I love language. Anyone who knows me or my work knows this to be true. I particularly love language when it is juxtaposed or collided with movement. For me, this provides endless possibilities. Deeply felt movement or gesture can illuminate something hidden or fallow in the text. Similarly, powerful language can dislodge the prettiness or vanity of dancing. I am fascinated by the conversation between the two.
I also love the human voice. Like most dancers I fell in love with the human body and what it can do at an early age, utterly fascinated at the multitudinous ways it could bend and twist and configure itself. But unlike most dancers, I also fell in love with the voice somewhere along the way, its sonorities, its depth, its ability to express emotion. So I am not one of those choreographers who utilizes the disembodied voiceover very much. I am much more attracted to the real time sound of the voice as it resonates in the body. What could be more delicious than witnessing a performer as he/she grapples with a complex physical task and a highly structured vocal task at the same time? It’s not just the level of difficulty that intrigues me it’s the thrill of the encounter- that the performer is likely to discover something truthful and unplanned in that collision between the two forces. This opens up the space for real intuitive action. When the mind is put so far at bay and one’s whole being is concentrated on the task of finding ownership in both the sound and the movement that you are making, then you are somehow relying on a different part of your being. You are deliciously unselfconscious and perhaps for a brief period not watching yourself. That’s when you begin to perform from a deeper place.
But oh my, I have seriously strayed from the topic at hand. What I really wanted to say is- Puppets don’t talk! That may be one reason why in twenty years of theatrical experimentation it never occurred to me to work with one. Sure, I have seen them from time to time and thought them endearing, but loving language and the human voice as I do (not to mention the fleshy reality of the human body) I just always thought puppets were not for me. So…… enter Basil Twist who convinced me to work with him on Paula Vogel’s The Long Christmas Ride Home. He was having his debut as a director at the Magic Theater and needed someone to choreograph a homoerotic solo for one of the characters. Well, I can do that with my eyes closed, thought I! But I wasn’t really compelled to say yes until I met Basil and he charmed me into it. Little did I know that when I got into the rehearsal process with him and saw these very human, beautiful puppets of his that I realized I would have to shed my lifelong identity as a puppetphobe. I wanted the puppets to be onstage longer, I couldn’t get enough of them. They were so potent somehow, the embodiment of everything that is fragile and vulnerable and beautiful about us humans. And their emotions were wonderfully transparent- they were just who they were! They couldn’t lie! They were just puppets after all!

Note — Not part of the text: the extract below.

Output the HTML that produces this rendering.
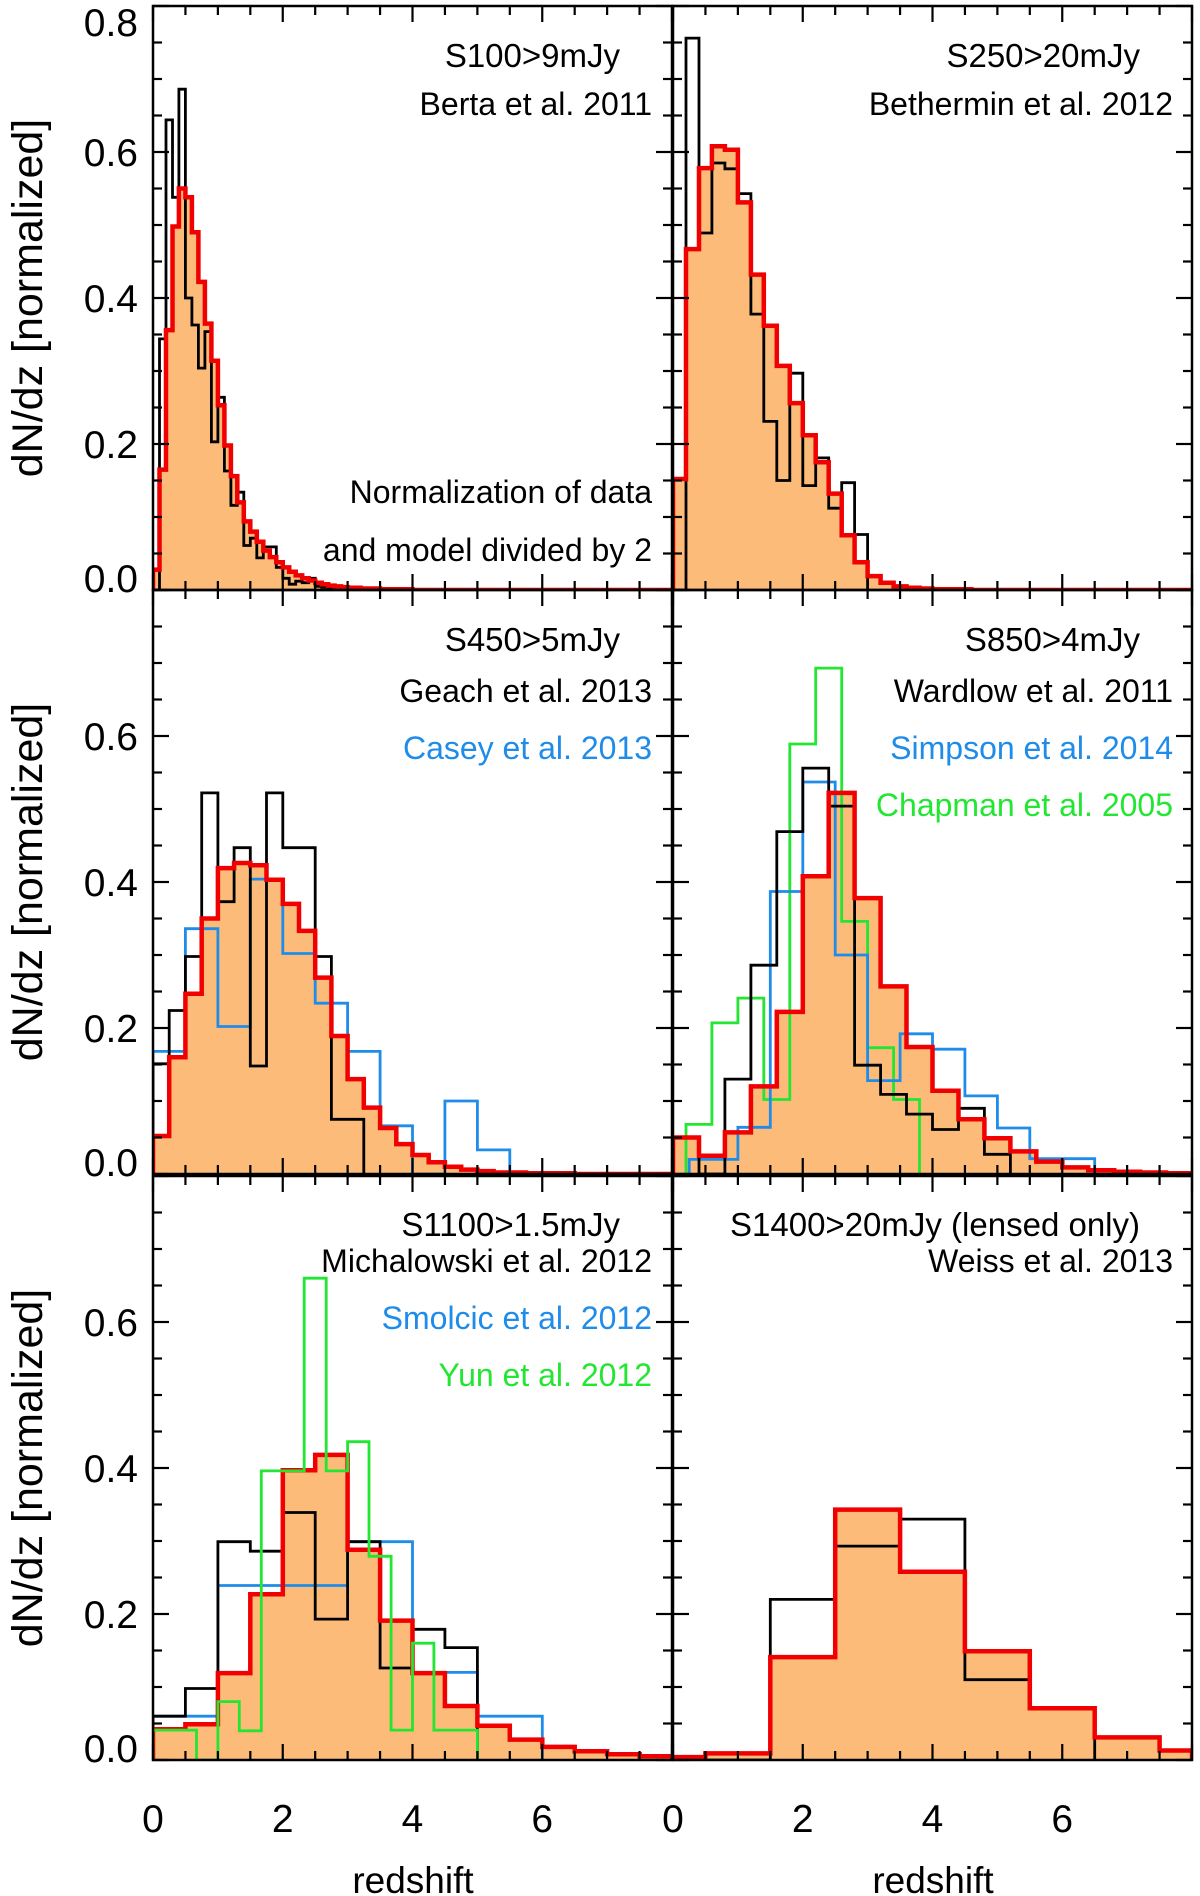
<!DOCTYPE html>
<html><head><meta charset="utf-8"><style>
html,body{margin:0;padding:0;background:#fff;}
svg{display:block;}
text{font-family:"Liberation Sans",Arial,sans-serif;}
</style></head><body>
<svg id="chart" width="1200" height="1896" viewBox="0 0 1200 1896" xmlns="http://www.w3.org/2000/svg"></svg>
<script>
// ---- data ----
const xTickLabels = ["0","2","4","6"];
const yTickLabels = ["0.0","0.2","0.4","0.6","0.8"];
// panel 1 (S100)
const p1ModelStart = 0, p1ModelWidth = 0.1;
const p1Model = [0.028,0.165,0.356,0.498,0.55,0.538,0.49,0.422,0.365,0.314,0.253,0.198,0.156,0.12,0.094,0.08,0.066,0.054,0.045,0.038,0.031,0.025,0.02,0.016,0.013,0.01,0.008,0.006,0.005,0.004,0.003,0.003,0.002,0.002,0.002,0.001,0.001,0.001,0.001,0.001];
const p1DataStart = 0, p1DataWidth = 0.1;
const p1Data = [0,0.344,0.644,0.538,0.686,0.40,0.363,0.304,0.354,0.203,0.264,0.163,0.116,0.134,0.061,0.071,0.044,0.059,0.059,0.031,0.016,0.008,0.012,0.01,0.016,0.005,0.004,0.003,0.004,0.002];
// panel 2 (S250)
const p2ModelStart = 0, p2ModelWidth = 0.2;
const p2Model = [0.152,0.467,0.578,0.608,0.603,0.531,0.432,0.362,0.307,0.256,0.212,0.175,0.132,0.075,0.038,0.019,0.01,0.005,0.003,0.002,0.001,0.001,0.001];
const p2DataStart = 0, p2DataWidth = 0.2;
const p2Data = [0,0.756,0.489,0.585,0.577,0.543,0.378,0.231,0.15,0.297,0.143,0.181,0.112,0.147,0.076];
// panel 3 (S450)
const p3ModelStart = 0, p3ModelWidth = 0.25;
const p3Model = [0.052,0.16,0.247,0.35,0.419,0.426,0.423,0.403,0.37,0.333,0.269,0.189,0.13,0.091,0.063,0.041,0.026,0.016,0.01,0.006,0.004,0.002,0.002,0.001,0.001,0.001];
const p3BlackStart = 0, p3BlackWidth = 0.25;
const p3Black = [0.151,0.224,0.298,0.522,0.373,0.447,0.148,0.522,0.447,0.447,0.298,0.075,0.075];
const p3BlueStart = 0, p3BlueWidth = 0.5;
const p3Blue = [0.168,0.336,0.202,0.404,0.302,0.234,0.168,0.066,0,0.1,0.033];
// panel 4 (S850)
const p4ModelStart = 0, p4ModelWidth = 0.4;
const p4Model = [0.05,0.025,0.057,0.12,0.222,0.408,0.522,0.378,0.257,0.174,0.114,0.075,0.049,0.031,0.017,0.009,0.005,0.003,0.002,0.001];
const p4BlackStart = 0, p4BlackWidth = 0.4;
const p4Black = [0.05,0,0.13,0.286,0.469,0.556,0.504,0.149,0.109,0.082,0.061,0.09,0.027];
const p4BlueEdges = [0.25,1.0,1.5,2.0,2.5,3.0,3.5,4.0,4.5,5.0,5.5,6.0,6.5];
const p4Blue = [0.02,0.064,0.387,0.537,0.3,0.128,0.192,0.171,0.107,0.063,0.021,0.021];
const p4GreenStart = 0.2, p4GreenWidth = 0.4;
const p4Green = [0.068,0.207,0.241,0.102,0.589,0.693,0.346,0.173,0.102];
// panel 5 (S1100)
const p5ModelStart = 0, p5ModelWidth = 0.5;
const p5Model = [0.042,0.049,0.119,0.227,0.397,0.418,0.288,0.191,0.119,0.074,0.047,0.028,0.018,0.012,0.008,0.005];
const p5BlackStart = 0, p5BlackWidth = 0.5;
const p5Black = [0.06,0.098,0.299,0.286,0.339,0.193,0.299,0.126,0.179,0.154];
const p5BlueStart = 0, p5BlueWidth = 1.0;
const p5Blue = [0.06,0.239,0.239,0.299,0.12,0.06];
const p5GreenEdges = [0,0.67,1.0,1.33,1.67,2.33,2.67,3.0,3.33,3.67,4.0,4.33,5.0];
const p5Green = [0.041,0,0.08,0.04,0.396,0.66,0.396,0.436,0.279,0.041,0.16,0.041];
// panel 6 (S1400)
const p6ModelEdges = [0,0.5,1.5,2.5,3.5,4.5,5.5,6.5,7.5,8.0];
const p6Model = [0.004,0.009,0.141,0.343,0.258,0.149,0.071,0.031,0.013];
const p6BlackEdges = [0,1.5,2.5,3.5,4.5,5.5,6.5];
const p6Black = [0,0.22,0.293,0.33,0.11,0.071];

// ---- layout ----
const NS = "http://www.w3.org/2000/svg";
const svg = document.getElementById("chart");
const XL = 153, XM = 673, XR = 1192, W = 519, H = 584;
const TOPS = [6, 590, 1176];
const XMAX = 8, YMAX = 0.8;
const RED = "#f00000", FILL = "#fcbb78", BLUE = "#1e8ce8", GREEN = "#22e632";

function mk(tag, attrs, parent) {
  const e = document.createElementNS(NS, tag);
  for (const k in attrs) e.setAttribute(k, attrs[k]);
  (parent || svg).appendChild(e);
  return e;
}
function uniformEdges(start, width, n) {
  const e = [];
  for (let i = 0; i <= n; i++) e.push(start + i * width);
  return e;
}
function makePanel(px, py, id) {
  const sx = z => px + z * W / XMAX;
  const sy = v => py + H - v * H / YMAX;
  const g = mk("g", {});
  
  
  mk("clipPath", {id: "clip" + id}, g);
  mk("rect", {x: px, y: py, width: W, height: H}, g.lastChild);
  const inner = mk("g", {"clip-path": "url(#clip" + id + ")"}, g);
  return {sx, sy, g, inner, px, py};
}
function stepPath(P, edges, vals, closeBase) {
  let d = "M" + P.sx(edges[0]).toFixed(1) + "," + P.sy(0).toFixed(1);
  for (let i = 0; i < vals.length; i++) {
    const y = P.sy(vals[i]).toFixed(1);
    d += " L" + P.sx(edges[i]).toFixed(1) + "," + y + " L" + P.sx(edges[i + 1]).toFixed(1) + "," + y;
  }
  d += " L" + P.sx(edges[vals.length]).toFixed(1) + "," + P.sy(0).toFixed(1);
  if (closeBase) d += " Z";
  return d;
}
function model(P, edges, vals, name) {
  const e2 = edges.slice(), v2 = vals.slice();
  if (e2[e2.length - 1] < XMAX) { e2.push(XMAX); v2.push(0); }
  const f = mk("path", {d: stepPath(P, e2, v2, true), fill: FILL, stroke: "none"}, P.inner);
  
  
  return () => {
    const l = mk("path", {d: stepPath(P, e2, v2, false), fill: "none", stroke: RED, "stroke-width": 4.5, "stroke-linejoin": "miter"}, P.inner);
    
    
  };
}
function dataLine(P, edges, vals, color, name, w) {
  const l = mk("path", {d: stepPath(P, edges, vals, false), fill: "none", stroke: color, "stroke-width": w || 2.8}, P.inner);
  
  
}
function frameAndTicks(P, id) {
  const {px, py} = P;
  const t = mk("g", {stroke: "#000", "stroke-width": 2.2}, P.g);
  
  
  for (let k = 0; k <= XMAX * 2; k++) {
    const z = k * 0.5, x = P.sx(z), L = (k % 4 === 0) ? 16 : 9;
    mk("line", {x1: x, y1: py + H, x2: x, y2: py + H - L}, t);
    mk("line", {x1: x, y1: py, x2: x, y2: py + L}, t);
  }
  for (let k = 0; k <= 16; k++) {
    const v = k * 0.05, y = P.sy(v), L = (k % 4 === 0) ? 16 : 9;
    mk("line", {x1: px, y1: y, x2: px + L, y2: y}, t);
    mk("line", {x1: px + W, y1: y, x2: px + W - L, y2: y}, t);
  }
  const r = mk("rect", {x: px, y: py, width: W, height: H, fill: "none", stroke: "#000", "stroke-width": 2.5}, P.g);
  
  
}
function label(x, y, txt, color, name, anchor, size) {
  const e = mk("text", {x: x, y: y, fill: color || "#000", "font-size": size || 32, "text-anchor": anchor || "end"});
  e.textContent = txt;
  
  
  return e;
}

// ---- panels ----
const P1 = makePanel(XL, TOPS[0], 1);
const r1 = model(P1, uniformEdges(p1ModelStart, p1ModelWidth, p1Model.length), p1Model, "s100");
dataLine(P1, uniformEdges(p1DataStart, p1DataWidth, p1Data.length), p1Data, "#000", "berta-2011-histogram");
r1(); frameAndTicks(P1, 1);

const P2 = makePanel(XM, TOPS[0], 2);
const r2 = model(P2, uniformEdges(p2ModelStart, p2ModelWidth, p2Model.length), p2Model, "s250");
dataLine(P2, uniformEdges(p2DataStart, p2DataWidth, p2Data.length), p2Data, "#000", "bethermin-2012-histogram");
r2(); frameAndTicks(P2, 2);

const P3 = makePanel(XL, TOPS[1], 3);
const r3 = model(P3, uniformEdges(p3ModelStart, p3ModelWidth, p3Model.length), p3Model, "s450");
dataLine(P3, uniformEdges(p3BlueStart, p3BlueWidth, p3Blue.length), p3Blue, BLUE, "casey-2013-histogram");
dataLine(P3, uniformEdges(p3BlackStart, p3BlackWidth, p3Black.length), p3Black, "#000", "geach-2013-histogram");
r3(); frameAndTicks(P3, 3);

const P4 = makePanel(XM, TOPS[1], 4);
const r4 = model(P4, uniformEdges(p4ModelStart, p4ModelWidth, p4Model.length), p4Model, "s850");
dataLine(P4, uniformEdges(p4GreenStart, p4GreenWidth, p4Green.length), p4Green, GREEN, "chapman-2005-histogram");
dataLine(P4, p4BlueEdges, p4Blue, BLUE, "simpson-2014-histogram");
dataLine(P4, uniformEdges(p4BlackStart, p4BlackWidth, p4Black.length), p4Black, "#000", "wardlow-2011-histogram");
r4(); frameAndTicks(P4, 4);

const P5 = makePanel(XL, TOPS[2], 5);
const r5 = model(P5, uniformEdges(p5ModelStart, p5ModelWidth, p5Model.length), p5Model, "s1100");
dataLine(P5, uniformEdges(p5BlueStart, p5BlueWidth, p5Blue.length), p5Blue, BLUE, "smolcic-2012-histogram");
dataLine(P5, uniformEdges(p5BlackStart, p5BlackWidth, p5Black.length), p5Black, "#000", "michalowski-2012-histogram");
r5();
dataLine(P5, p5GreenEdges, p5Green, GREEN, "yun-2012-histogram");
frameAndTicks(P5, 5);

const P6 = makePanel(XM, TOPS[2], 6);
const r6 = model(P6, p6ModelEdges, p6Model, "s1400");
dataLine(P6, p6BlackEdges, p6Black, "#000", "weiss-2013-histogram");
r6(); frameAndTicks(P6, 6);

// ---- annotations ----
const LX = 652, RX = 1173, LX1 = 620, RX1 = 1140;
label(LX1, 67, "S100>9mJy", "#000", "label-s100", "end", 33);
label(LX, 115, "Berta et al. 2011", "#000", "label-berta");
label(LX, 503, "Normalization of data", "#000", "note-normalization-1");
label(LX, 561, "and model divided by 2", "#000", "note-normalization-2");
label(RX1, 67, "S250>20mJy", "#000", "label-s250", "end", 33);
label(RX, 115, "Bethermin et al. 2012", "#000", "label-bethermin");
label(LX1, 651, "S450>5mJy", "#000", "label-s450", "end", 33);
label(LX, 702, "Geach et al. 2013", "#000", "label-geach");
label(LX, 759, "Casey et al. 2013", BLUE, "label-casey");
label(RX1, 651, "S850>4mJy", "#000", "label-s850", "end", 33);
label(RX, 702, "Wardlow et al. 2011", "#000", "label-wardlow");
label(RX, 759, "Simpson et al. 2014", BLUE, "label-simpson");
label(RX, 816, "Chapman et al. 2005", GREEN, "label-chapman");
label(LX1, 1236, "S1100>1.5mJy", "#000", "label-s1100", "end", 33);
label(LX, 1272, "Michalowski et al. 2012", "#000", "label-michalowski");
label(LX, 1329, "Smolcic et al. 2012", BLUE, "label-smolcic");
label(LX, 1386, "Yun et al. 2012", GREEN, "label-yun");
label(RX1, 1236, "S1400>20mJy (lensed only)", "#000", "label-s1400", "end", 33);
label(RX, 1272, "Weiss et al. 2013", "#000", "label-weiss");

// ---- tick labels ----
[P1, P3, P5].forEach((P, pi) => {
  const n = pi === 0 ? 5 : 4;
  for (let k = 0; k < n; k++) {
    let y = P.sy(k * 0.2) + 14;
    if (k === 0) y -= 12;
    if (k === 4) y += 16;
    label(138, y, yTickLabels[k], "#000", "y-tick-label", "end", 39);
  }
});
[P5, P6].forEach(P => {
  for (let k = 0; k < xTickLabels.length; k++) {
    label(P.sx(k * 2), 1832, xTickLabels[k], "#000", "x-tick-label", "middle", 39);
  }
});
label(413, 1893, "redshift", "#000", "x-axis-title-left", "middle", 37);
label(933, 1893, "redshift", "#000", "x-axis-title-right", "middle", 37);
TOPS.forEach((t, i) => {
  const cy = t + H / 2;
  const e = label(0, 0, "dN/dz [normalized]", "#000", "y-axis-title", "middle", 43);
  e.setAttribute("transform", "translate(42," + cy + ") rotate(-90)");
});
</script>
</body></html>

Anyway, I was infatuated and completely blindsided by my own infatuation. I had gone into the project thinking I would probably just avert my eyes whenever the puppets appeared. But it was quite the contrary, I wanted to run over and touch them and hold them and see if they would like me.
All of this I attribute to Basil and his enormous gift as a puppet maker. He really loves these creatures and makes them with such care. He imbues them all with a bit of his own spirit (which is elfin and magical, by the way). But more importantly, he believes they will become who they are, find themselves if you will, and blossom into full glorious beings. He believes. And he makes you believe.
So after that transformative experience at the Magic Theater, we kept in touch. We kept imagining working together. We talked about a sensitive gay puppet, an overly aesthetic adolescent boy who feels ill equipped to be in the world with all of its cruelty and ugliness. We got on the same page about this topic very quickly, mind you. ( I can’t imagine why.)
We kept after it and pretty soon we found our Wonderboy. I had a ball finding words and movements for him and, of course, it was a wonderful journey with the performers in my company to find out how they could be an integral part of his story. I don’t wish to say too much more about the actual piece, but am eager to share him finally with the rest of the world. I will just say that I have fallen in love with another one of Basil’s puppets and I hope I have done him justice.